→ Material supplied:
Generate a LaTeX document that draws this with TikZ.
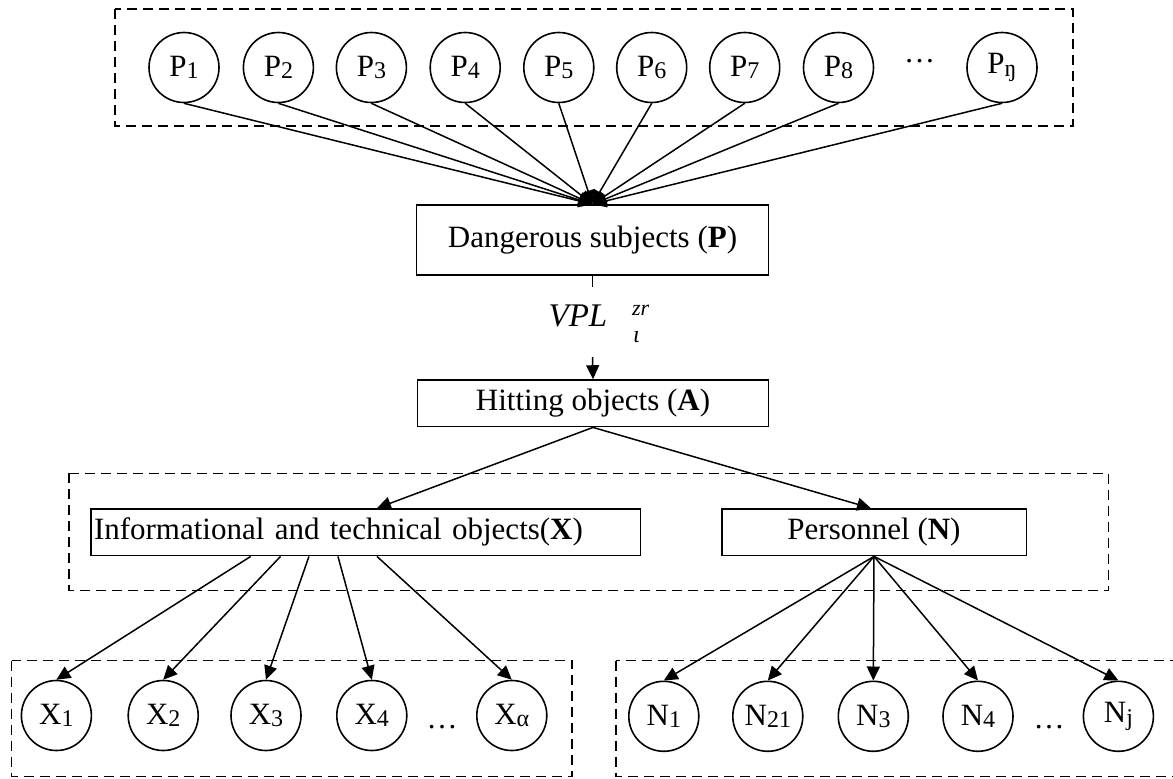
\documentclass[tikz,border=0pt]{standalone}
\usepackage{fontspec}
\setmainfont{Liberation Serif}
\usetikzlibrary{arrows.meta}
\newcommand\sbs[1]{\raisebox{-1.2pt}{\fontsize{12}{12}\selectfont #1}}
\begin{document}
\begin{tikzpicture}[x=0.5pt,y=-0.5pt,
  font=\fontsize{15.5}{18}\selectfont,
  circ/.style={circle,draw,line width=0.8pt,minimum size=35pt,inner sep=0pt},
  rbox/.style={rectangle,draw,line width=0.75pt,inner sep=0pt,minimum height=23.35pt},
  grp/.style={draw,line width=0.75pt,dash pattern=on 5pt off 3pt},
  con/.style={line width=0.75pt},
  arr/.style={line width=0.75pt,-{Triangle[length=7pt,width=6.5pt]}}]
\useasboundingbox (0,0) rectangle (1173,778);
% group frames
\draw[grp] (114.8,9) rectangle (1072.8,126);
\draw[grp] (69,473.3) rectangle (1108.4,590.7);
\draw[grp] (11.5,660.7) rectangle (572,776.7);
\draw[grp] (616,660.7) rectangle (1190,776.7);
% P row
\foreach \i/\x/\s in {1/184/1,2/278.4/2,3/371.4/3,4/465.2/4,5/558.8/5,6/651.7/6,7/744.7/7,8/838.5/8,9/1002/ŋ}
  \node[circ] (P\i) at (\x,67.5) {P\sbs{\s}};
\node[anchor=base] (pdots) at (919.6,62) {…};
% main boxes
\node[rbox,minimum width=175.8pt,minimum height=35pt] (dang) at (592.5,240) {\raisebox{3.3pt}{Dangerous subjects (\textbf{P})}};
\node[rbox,minimum width=175.3pt] (hit) at (593,403.3) {\raisebox{1.7pt}{Hitting objects (\textbf{A})}};
\node[rbox,text width=271.75pt,inner xsep=1.5pt,align=left] (inf) at (365.75,532.3) {Informational and technical objects(\textbf{X})};
\node[rbox,minimum width=152.25pt] (pers) at (874,532.3) {Personnel (\textbf{N})};
% VPL label
\node[anchor=base,inner sep=0pt,font=\fontsize{16.5}{18}\selectfont\itshape] (vpl) at (578,326.7) {VPL};
\node[anchor=base west,inner sep=0pt,font=\fontsize{11}{12}\selectfont\itshape] (vsup) at (631.7,315) {zr};
\node[anchor=base west,inner sep=0pt,font=\fontsize{12}{12}\selectfont\itshape] (vsub) at (632.7,342) {ι};
\coordinate (s1) at (592.5,287);
\coordinate (s2) at (592.5,357);
% X row
\foreach \i/\x/\s in {1/56.4/1,2/163.2/2,3/266/3,4/371.8/4,5/511.8/α}
  \node[circ] (X\i) at (\x,715.5) {X\sbs{\s}};
\node[anchor=base] (xdots) at (442,728) {…};
% N row
\foreach \i/\x/\s in {1/663.8/1,2/767.8/21,3/873.3/3,4/978/4,5/1118.4/j}
  \node[circ] (N\i) at (\x,716.3) {N\sbs{\s}};
\node[anchor=base] (ndots) at (1049,728) {…};
% connectors
\foreach \i in {1,...,9}
  \draw[arr] (P\i.south) -- (dang.north);
\draw[con] (dang.south) -- (s1);
\draw[arr] (s2) -- (hit.north);
\draw[arr] (hit.south) -- ([xshift=5.6pt]inf.north);
\draw[arr] (hit.south) -- ([xshift=-1.5pt]pers.north);
\foreach \i/\d in {1/-57.5,2/-42.6,3/-28.4,4/-13.9,5/5.6}
  \draw[arr] ([xshift=\d pt]inf.south) -- (X\i.north);
\foreach \i in {1,...,5}
  \draw[arr] (pers.south) -- (N\i.north);
\end{tikzpicture}
\end{document}
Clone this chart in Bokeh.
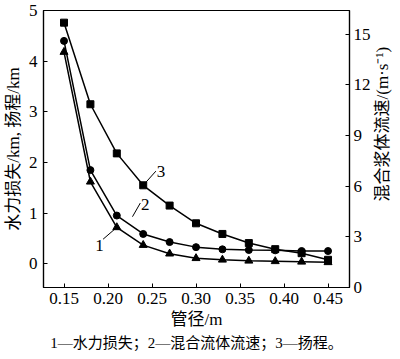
import math
from bokeh.plotting import figure
from bokeh.layouts import row
from bokeh.models import Range1d, LinearAxis, FixedTicker, PrintfTickFormatter, Label, Title
from bokeh.core.properties import value
from bokeh.embed import file_html
from bokeh.resources import INLINE

# data
diameter = [0.15, 0.18, 0.21, 0.24, 0.27, 0.30, 0.33, 0.36, 0.39, 0.42, 0.45]
head_loss = [4.18, 1.62, 0.72, 0.37, 0.20, 0.11, 0.08, 0.06, 0.05, 0.04, 0.03]      # km, left
velocity = [14.6, 6.95, 4.26, 3.17, 2.69, 2.39, 2.26, 2.22, 2.20, 2.16, 2.16]    # m/s, right
pump_head = [4.76, 3.15, 2.18, 1.55, 1.15, 0.80, 0.59, 0.41, 0.29, 0.21, 0.08]    # km, left

x_ticks = [0.15, 0.20, 0.25, 0.30, 0.35, 0.40, 0.45]
left_ticks = [0, 1, 2, 3, 4, 5]
right_ticks = [0, 3, 6, 9, 12, 15]

FONT = "Liberation Serif, Noto Sans CJK SC"
W, H = 373, 351
SW = 19

p = figure(width=W, height=H, output_backend="svg", toolbar_location=None,
           x_range=Range1d(0.1267, 0.4744), y_range=Range1d(-0.467, 5.0),
           min_border_left=34, min_border_right=0, min_border_top=10, min_border_bottom=0)
p.extra_y_ranges = {"v": Range1d(0, 16.40)}
p.grid.visible = False
p.outline_line_color = "black"
p.outline_line_width = 1.2
p.background_fill_color = "white"

def style_axis(ax):
    ax.axis_line_color = "black"
    ax.axis_line_width = 1.2
    ax.major_tick_in = 4
    ax.major_tick_out = 0
    ax.minor_tick_line_color = None
    ax.major_tick_line_color = "black"
    ax.major_label_text_font = FONT
    ax.major_label_text_font_size = "17px"
    ax.major_label_text_color = "black"
    ax.axis_label_text_font = FONT
    ax.axis_label_text_font_size = "17px"
    ax.axis_label_text_font_style = "normal"
    ax.axis_label_text_color = "black"

xa = p.xaxis[0]
style_axis(xa)
xa.ticker = FixedTicker(ticks=x_ticks)
xa.formatter = PrintfTickFormatter(format="%.2f")
xa.axis_label = "管径/m"
xa.major_label_standoff = 5
xa.axis_label_standoff = 3

ya = p.yaxis[0]
style_axis(ya)
ya.ticker = FixedTicker(ticks=left_ticks)
ya.axis_label = "水力损失/km, 扬程/km"
ya.major_label_standoff = 6
ya.axis_label_standoff = 3

ra = LinearAxis(y_range_name="v", ticker=FixedTicker(ticks=right_ticks))
style_axis(ra)
ra.major_label_standoff = 4
p.add_layout(ra, "right")

# series 1: head loss (triangles)
p.line(diameter, head_loss, line_color="black", line_width=1.5)
p.scatter(diameter, head_loss, marker="triangle", size=8, fill_color="black", line_color="black")
# series 2: velocity (circles) on right axis
p.line(diameter, velocity, line_color="black", line_width=1.5, y_range_name="v")
p.scatter(diameter, velocity, marker="circle", size=7, fill_color="black", line_color="black", y_range_name="v")
# series 3: pump head (squares)
p.line(diameter, pump_head, line_color="black", line_width=1.5)
p.scatter(diameter, pump_head, marker="square", size=7, fill_color="black", line_color="black")

# leader lines and labels
p.segment(x0=[0.24, 0.2278, 0.21], y0=[1.55, 0.93, 0.72],
          x1=[0.2544, 0.2367, 0.1944], y1=[1.83, 1.20, 0.486], line_color="black", line_width=1)
for tx, ty, t in [(0.2555, 1.72, "3"), (0.2375, 1.06, "2"), (0.1855, 0.25, "1")]:
    p.add_layout(Label(x=tx, y=ty, text=t, text_font=FONT, text_font_size="17px", text_color="black"))

# caption
cap = Title(text="1—水力损失；2—混合流体流速；3—扬程。", align="center", standoff=2,
            text_font=FONT, text_font_size="15px", text_font_style="normal", text_color="black")
p.add_layout(cap, "below")

# narrow side panel carrying the right-axis title (reads bottom to top)
side = figure(width=SW, height=H, output_backend="svg", toolbar_location=None,
              x_range=Range1d(0, SW), y_range=Range1d(0, H),
              x_axis_location=None, y_axis_location=None,
              min_border_left=0, min_border_right=0, min_border_top=0, min_border_bottom=0)
side.grid.visible = False
side.outline_line_color = None
side.text(x=[SW / 2 - 1], y=[H - 144], text=["混合浆体流速/(m·s⁻¹)"], angle=math.pi / 2,
          text_align="center", text_baseline="middle", text_font=value(FONT),
          text_font_size="17px", text_color="black")

open("out.html", "w").write(file_html(row(p, side, spacing=0), INLINE))
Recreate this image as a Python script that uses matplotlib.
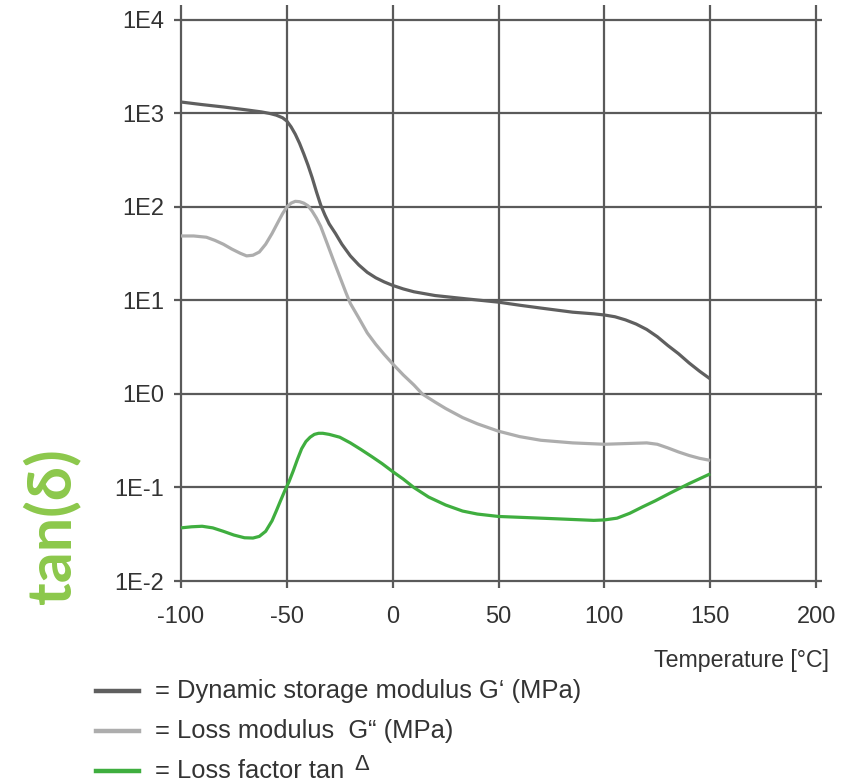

→ What needs to be done:
Copy and report every line where the word "this" is present.

→ Output:
Generate a LaTeX document that draws this with TikZ.
Clone this chart in Bokeh.
Recreate this image as a Python script that uses matplotlib.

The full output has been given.